Falar mal do Brasil é comum. É uma prática antiga que usamos
sempre que algo nos incomoda. O momento é difícil, uma razão a mais para a
multiplicação das críticas. Mas é preciso acentuar que, pela primeira vez na
história, surgiu uma oportunidade consequente de desmontar o gigantesco esquema
de corrupção formado por partidos políticos e empresas ambiciosas. É um momento
de valor inestimável, que abre inúmeras possibilidades para que o Brasil entre
no rol dos países avançados, nos quais a corrupção existe em escala menor; em
outras palavras, ela não é banida totalmente mas é administrável.

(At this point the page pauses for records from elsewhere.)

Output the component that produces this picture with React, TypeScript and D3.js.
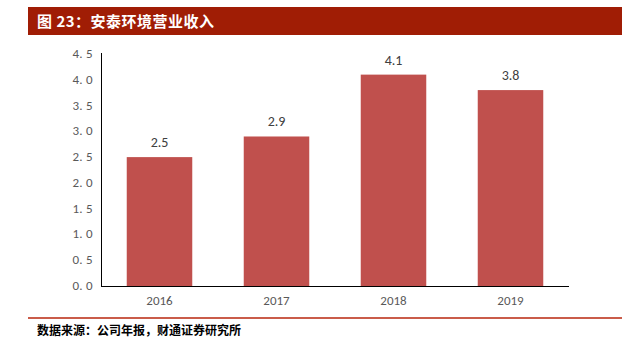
import React from "react";
import * as d3 from "d3";

const categories = ["2016", "2017", "2018", "2019"];
const values = [2.5, 2.9, 4.1, 3.8];
const yTicks = [0, 0.5, 1.0, 1.5, 2.0, 2.5, 3.0, 3.5, 4.0, 4.5];
const title = "图 23：安泰环境营业收入";
const source = "数据来源：公司年报，财通证券研究所";

export default function App() {
  const W = 635, H = 355;
  const x = d3.scaleBand<string>().domain(categories).range([101, 569]).paddingInner(0.44).paddingOuter(0.22);
  const y = d3.scaleLinear().domain([0, 4.5]).range([286, 54]);
  const cjk = "'Noto Sans CJK SC', sans-serif";
  const lat = "Calibri, Carlito, 'Liberation Sans', Arial, sans-serif";
  return (
    <svg width={W} height={H} style={{ position: "absolute", left: 0, top: 0 }}>
      <rect x={0} y={0} width={W} height={H} fill="#fff" />
      <rect x={28} y={7} width={594} height={28} fill="#A01D05" />
      <text x={37} y={27} fill="#fff" fontFamily={cjk} fontWeight="bold" fontSize={15} letterSpacing={0.5}>{title}</text>
      {categories.map((c, i) => (
        <g key={c}>
          <rect x={x(c)} y={y(values[i])} width={x.bandwidth()} height={y(0) - y(values[i])} fill="#C0504D" />
          <text x={(x(c) as number) + x.bandwidth() / 2} y={y(values[i]) - 10} textAnchor="middle" fontFamily={lat} fontSize={14} fill="#404040">{values[i].toFixed(1)}</text>
          <text x={(x(c) as number) + x.bandwidth() / 2} y={305} textAnchor="middle" fontFamily={lat} fontSize={13} fill="#595959">{c}</text>
        </g>
      ))}
      {yTicks.map((t) => (
        <text key={t} x={93} y={y(t) + 4} textAnchor="end" fontFamily={lat} fontSize={13} fill="#595959" letterSpacing={0.3}>{t.toFixed(1).replace(".", ". ")}</text>
      ))}
      <line x1={101.5} y1={53} x2={101.5} y2={286.5} stroke="#000" strokeWidth={1} />
      <line x1={101} y1={286.5} x2={569} y2={286.5} stroke="#000" strokeWidth={1} />
      <line x1={28} y1={318} x2={622} y2={318} stroke="#B8260E" strokeWidth={1.5} />
      <text x={37} y={335} fill="#000" fontFamily={cjk} fontWeight="bold" fontSize={12}>{source}</text>
    </svg>
  );
}
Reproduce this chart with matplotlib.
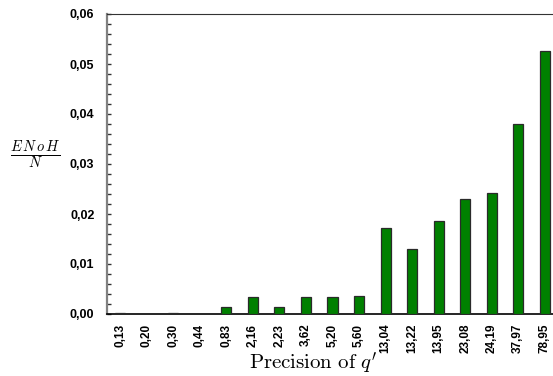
import numpy as np
from matplotlib import pyplot as plt
from matplotlib.ticker import MultipleLocator, FuncFormatter

plt.rcParams['mathtext.fontset'] = 'cm'

precision = ['0,13', '0,20', '0,30', '0,44', '0,83', '2,16', '2,23', '3,62', '5,20',
             '5,60', '13,04', '13,22', '13,95', '23,08', '24,19', '37,97', '78,95']
enoh = [0.0002, 0.0001, 0.0003, 0.0001, 0.0014, 0.0035, 0.0015, 0.0035, 0.0035,
        0.0037, 0.0173, 0.0131, 0.0186, 0.0231, 0.0243, 0.0379, 0.0527]

fig = plt.figure(figsize=(5.53, 3.76), dpi=100)
ax = fig.add_axes([107 / 553, 62 / 376, 451 / 553, 300 / 376])

x = np.arange(len(precision))
ax.bar(x, enoh, width=0.38, color='#008000', edgecolor='#2a2a2a', linewidth=0.9, zorder=3)

ax.set_xlim(-0.5, len(precision) - 0.5)
ax.set_ylim(0, 0.06)
ax.yaxis.set_major_locator(MultipleLocator(0.01))
ax.yaxis.set_minor_locator(MultipleLocator(0.002))
ax.yaxis.set_major_formatter(FuncFormatter(lambda v, p: ('%.2f' % v).replace('.', ',')))
ax.tick_params(axis='y', which='both', direction='in', length=3, width=1, color='#333333', pad=9)
ax.set_xticks(x)
ax.set_xticklabels(precision, rotation=90)
ax.tick_params(axis='x', length=0, pad=7)
for lab in ax.get_yticklabels():
    lab.set_fontfamily(['Liberation Sans', 'DejaVu Sans'])
    lab.set_fontweight('bold')
    lab.set_fontsize(9)
for lab in ax.get_xticklabels():
    lab.set_fontfamily(['Liberation Sans', 'DejaVu Sans'])
    lab.set_fontweight('bold')
    lab.set_fontsize(8.5)

ax.spines['left'].set_color('#808080')
ax.spines['left'].set_linewidth(1.6)
ax.spines['top'].set_color('#333333')
ax.spines['bottom'].set_color('black')
ax.spines['bottom'].set_linewidth(1.2)
ax.spines['right'].set_visible(False)

fig.text(35 / 553, 1 - 155 / 376, r'$\frac{E\,N\,o\,H}{N}$', fontsize=15, ha='center', va='center')
fig.text(313 / 553, 1 - 369 / 376, r"$\mathrm{Precision\ of}\ q'$", fontsize=15,
         ha='center', va='baseline')

plt.savefig('out.png')
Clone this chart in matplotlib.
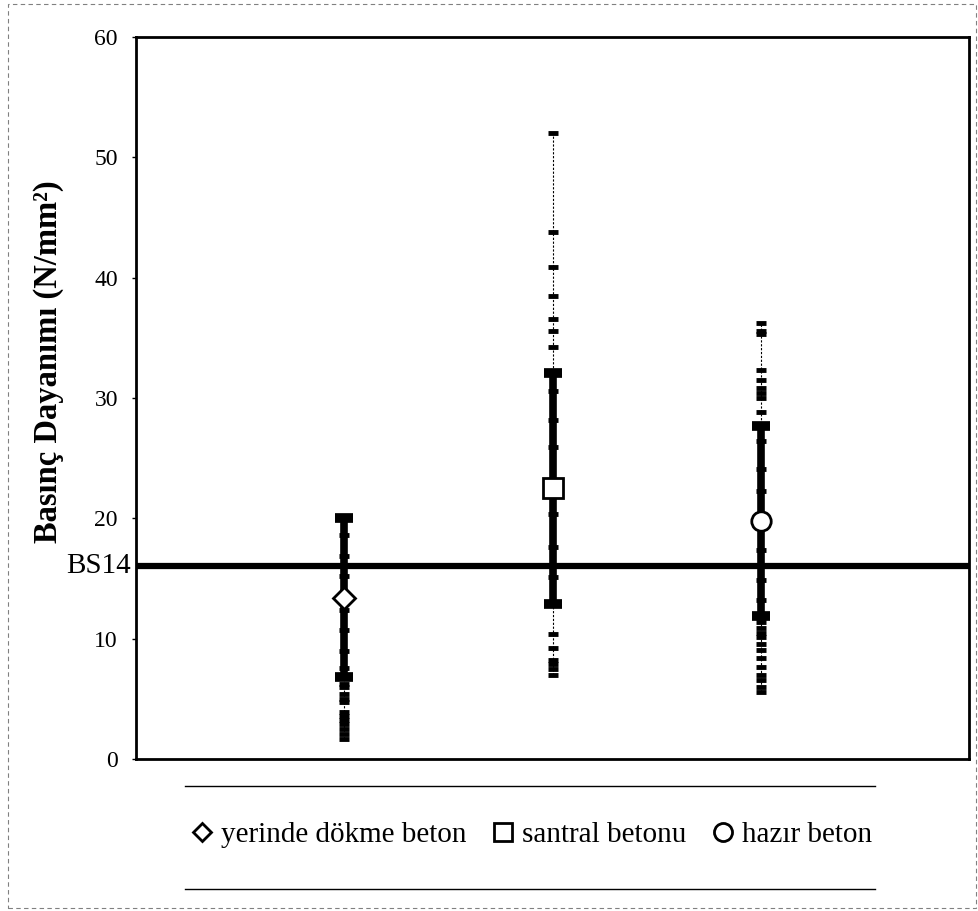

Isso significa desde já, com os riscos maiores para os
corruptos, que grande parte dos recursos nacionais podem ser canalizados para
os serviços públicos. Em seguida, vai abrir também a possibilidade de um
planejamento baseado nas necessidades do povo e nas limitações dos recursos
naturais.
Isso já é algo bastante diferente de obras construídas para
atender a empreiteiras ou isenções fiscais que, simultaneamente, nos empobrecem
e tornam inviáveis alguns aspectos vitais, como, por exemplo, a mobilidade
urbana.
Se Bussunda estivesse vivo, creio que interpelaria o
ministro: fala sério, Gilmar. Livrar o país da promiscuidade entre empresas e
governo, colocar corruptos na cadeia, conquistar um alto nível de liberdade de
imprensa, viver numa sociedade em que as pessoas são mais informadas e
compartilham, incessantemente, suas ideias, tudo isso é indicação de um novo
país surgindo.
O que parece Tabajara para alguns é, para outros, a desordem
natural de um grande movimento renovador.
O Brasil que está acabando nesses anos tumultuados até que
poderia vender, maciçamente, no mercado de Brasília, inclusive para o residente
Temer, um produto de alta necessidade nesses tempos convulsionados: o olho
mágico de caixão, o que daria uma boa ideia do que acontece do lado de fora.